Он взял извозчика возле железнодорожного вокзала Вестбанен и поехал домой. Он приказал извозчику ехать той же дорогой, которой пришел. Ни к чему испытывать судьбу и ехать по улицам Торденшельдсгатен, Стортингсгатен и вдоль Драмменсвейен. Извозчик отвратительно усмехнулся, он тоже сразу заметил его праздничное одеяние. Но ему не привыкать. Не раз такая язвительная, всепонимающая улыбка ранила его, больно, словно осколком стекла провели по коже.
Они остановились, наконец, перед воротами виллы «Леккен»[3]. Он вышел и зашагал к дому по центральной дорожке, обсаженной по обеим сторонам елями, образующими живую изгородь.
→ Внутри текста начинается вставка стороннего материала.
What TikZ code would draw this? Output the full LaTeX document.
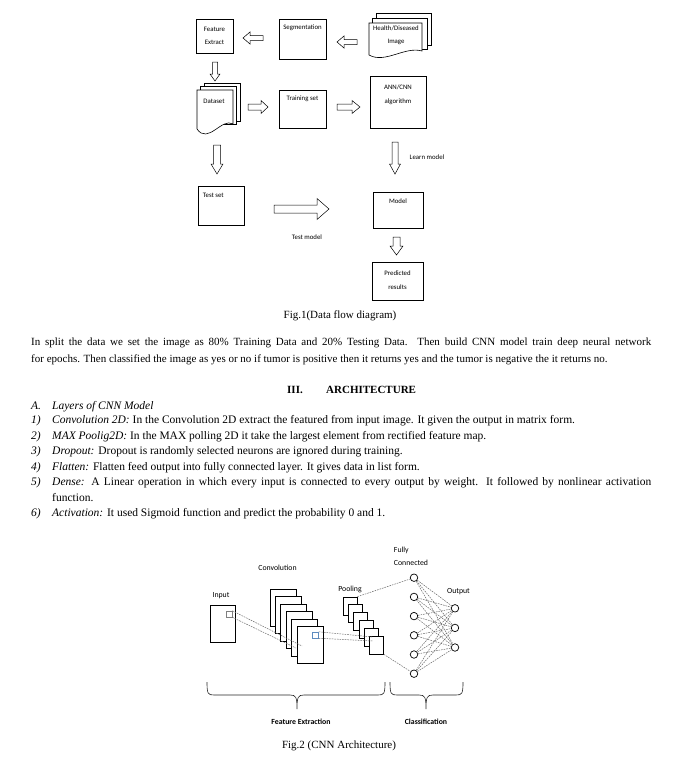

Садовник собирал опавшие листья, ему помогали женщины. Они работали бестолково, кое-как. Обычно, когда он возвращался домой в такие утренние часы, он не обращал внимания, кто и как работает, не отчитывал. Но сегодня он остановился и, словно набравшись решимости, указал на непорядок, обвинил в нерадивости. Пусть как угодно его обзывают, пусть как угодно его ругают, но он знал, что если люди почувствуют слабинку, они сядут тебе на голову.
В половине девятого Герман и Вильгельм Лино встретились за завтраком. Герман недавно женился, ходил гоголем этакий бесчувственный сухарик. Но отец заметил, что уже повеяло первой борьбой в семейном клане сына. И когда он увидел его лицо, страшно закружилась голова — Вильгельму Лино неожиданно стало неловко. Он принял ванну, побрился и, несмотря на события бессонной ночи, чувствовал себя превосходно. Он был энергичен, оживлен и заметил не без злорадства, что его бодрое настроение раздражало сына. Поэтому он начал во всех подробностях рассказывать о проведенном у Дебрица вечере, длинно и обстоятельно описывать, кто был в этом обществе и что было хорошего, да, позволил себе даже намекнуть, что он завязал приятное знакомство — фру Кобру: «Ты знаком с ней?»
— Знаком? Конечно! Весь город знаком с ней!
Вильгельм Лино был шокирован и ответом сына, и выражением его лица, но все равно продолжал в том же самом легкомысленном тоне.
— Ага, значит, ты знаешь ее?
Герман Лино посмотрел на отца и фривольно усмехнулся, но старику удалось сдержаться, так что сын ничего не заметил. Он сам не понимал в этот миг, как он внутренне ненавидел сына.